На другой день я пригласил к себе начальника сыскной полиции И. Д. Путилина и поручил ему произвести самое тщательное дознание об игорных домах. Он доставил мне его через неделю. Оказалось, что в Петербурге действительно существует дом, где происходит азартная игра в рулетку на большие суммы и при наличности всех необходимых по закону атрибутов игорного дома, т. е. куда возможен доступ незнакомым с хозяином квартиры, где организован размен денег, облегчающий игру, и где есть особый крупье, или, как его называет наш закон, счетчик. Устроителем и содержателем этого дома оказался штабс-ротмистр Колемин, а счетчиком — отставной поручик Тебеньков.
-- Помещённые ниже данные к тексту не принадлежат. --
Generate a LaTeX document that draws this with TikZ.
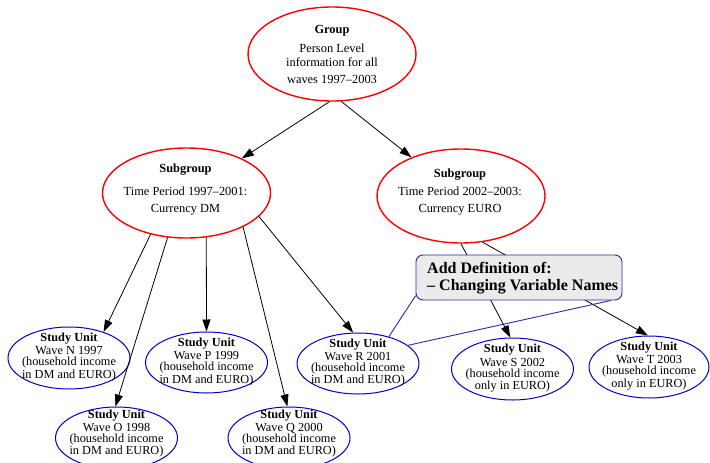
\documentclass[tikz,border=0pt]{standalone}
\usepackage{fontspec}
\setmainfont{Liberation Serif}
\usetikzlibrary{shapes.geometric,arrows.meta}
\definecolor{unitblue}{HTML}{0000CC}
\definecolor{noteblue}{HTML}{2B2B9E}
\definecolor{notefill}{HTML}{EBEBEB}
\tikzset{
  redell/.style={ellipse, draw=red, line width=1.4pt, inner sep=0pt},
  unitell/.style={ellipse, draw=unitblue, line width=1pt, inner sep=0pt,
                  minimum width=122pt, minimum height=62pt},
  bigtxt/.style={align=center, inner sep=0pt, anchor=north,
                 font=\fontsize{12.4}{17.3}\selectfont},
  unittxt/.style={align=center, inner sep=0pt, anchor=north,
                  font=\fontsize{12.3}{11}\selectfont},
  link/.style={draw=black, line width=0.8pt, -{Triangle[length=12pt,width=8pt]}},
  notelink/.style={draw=noteblue, line width=0.9pt},
  notebox/.style={draw=noteblue, fill=notefill, rounded corners=7pt, line width=0.9pt,
                  inner sep=0pt, minimum width=206pt, minimum height=45pt},
  notetxt/.style={align=left, inner sep=0pt, anchor=north west,
                  font=\fontsize{16}{16.7}\selectfont\bfseries},
}
\begin{document}
\begin{tikzpicture}[x=1pt,y=-1pt]
\useasboundingbox (0,0) rectangle (710,463);
\fill[white] (0,0) rectangle (710,463);

% group and subgroups
\node[redell, minimum width=168pt, minimum height=94pt] (grp) at (332,54) {};
\node[bigtxt, font=\fontsize{12.4}{14}\selectfont] (grp-t) at (332,25.4)
  {\textbf{Group}\\[4.3pt] Person Level\\ information for all\\[3pt] waves 1997–2003};

\node[redell, minimum width=168pt, minimum height=90pt] (sgl) at (186.5,193) {};
\node[bigtxt] (sgl-t) at (185.5,163.3)
  {\textbf{Subgroup}\\[6pt] Time Period 1997–2001:\\ Currency DM};

\node[redell, minimum width=168pt, minimum height=94pt] (sgr) at (461,196) {};
\node[bigtxt] (sgr-t) at (460,168.9)
  {\textbf{Subgroup}\\ Time Period 2002–2003:\\ Currency EURO};

% study units
\node[unitell] (n) at (69,358) {};
\node[unittxt] (n-t) at (69,332.7)
  {\textbf{Study Unit}\\[2.5pt] Wave N 1997\\ (household income\\ in DM and EURO)};

\node[unitell, minimum height=61pt] (p) at (206.5,362.5) {};
\node[unittxt] (p-t) at (206.5,337.7)
  {\textbf{Study Unit}\\[2.5pt] Wave P 1999\\ (household income\\ in DM and EURO)};

\node[unitell] (o) at (116.5,438) {};
\node[unittxt] (o-t) at (116.5,409.4)
  {\textbf{Study Unit}\\[2.5pt] Wave O 1998\\ (household income\\ in DM and EURO)};

\node[unitell] (q) at (289,438) {};
\node[unittxt] (q-t) at (289,409.4)
  {\textbf{Study Unit}\\[2.5pt] Wave Q 2000\\ (household income\\ in DM and EURO)};

\node[unitell, minimum height=61pt] (r) at (358,363.5) {};
\node[unittxt] (r-t) at (358,338.4)
  {\textbf{Study Unit}\\[2.5pt] Wave R 2001\\ (household income\\ in DM and EURO)};

\node[unitell] (s) at (512.5,369) {};
\node[unittxt] (s-t) at (512.5,344)
  {\textbf{Study Unit}\\[2.5pt] Wave S 2002\\ (household income\\ only in EURO)};

\node[unitell, minimum width=120pt] (t) at (649,367) {};
\node[unittxt] (t-t) at (649,341.7)
  {\textbf{Study Unit}\\[2.5pt] Wave T 2003\\ (household income\\ only in EURO)};

% hierarchy edges
\draw[link] (grp.-93.6) -- (sgl.32.7);
\draw[link] (grp.-79.4) -- (sgr.142.6);
\draw[link] (sgl.-131.6) -- (n.37.9);
\draw[link] (sgl.-113.5) -- (o.92);
\draw[link] (sgl.-66.5) -- (p.90);
\draw[link] (sgl.-31.1) -- (q.93);
\draw[link] (sgl.-18.9) -- (r.99);
\draw[link] (sgr.-90) -- (s.94.5);
\draw[link] (sgr.-65.9) -- (t.92);

% note attached to wave R
\node[notebox] (note) at (519,277.5) {};
\draw[notelink] (note.-170.4) -- (r.41.7);
\draw[notelink] (note.-14) -- (r.20.6);
\node[notetxt] (note-t) at (427,262.3)
  {Add Definition of:\\ – Changing Variable Names};
\end{tikzpicture}
\end{document}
Представляя дознание, Путилин дал мне понять, что на содействие местной общей полиции для обнаружения этого игорного дома рассчитывать трудно: одни могут быть заинтересованы в его существовании материально, другие же — боятся ответственности за несвоевременное донесение об этом существование Сознавая, что по самому характеру своего устройства типический игорный дом может быть доказательно установлен лишь во время игры в нем, я решился воспользоваться законом 18 мая 1871 г., по которому прокурорскому надзору было предоставлено прибегать к содействию жандармской полиции и по общим, а не только по политическим преступлениям *. Я пригласил к себе на квартиру в 11 часов вечера 14 марта товарища прокурора Маркова, о котором я упоминал в воспоминаниях о деле Овсянникова, и местного судебного следователя, с которым уже заранее условился, и, дав последнему письменное предложение и план квартиры Колемина, доставленный мне Путилиным, просил их обоих немедленно отправиться с командированными в их распоряжение жандармскими чинами к Колемину, захватив с собой по дороге местного участкового пристава. По имевшимся у меня сведениям, игра у Колемина происходила по понедельникам, четвергам и воскресеньям, начинаясь около 10 часов, причем главные посетители приезжали обыкновенно после театра и всем присутствующим подавался роскошный ужин с дорогими винами.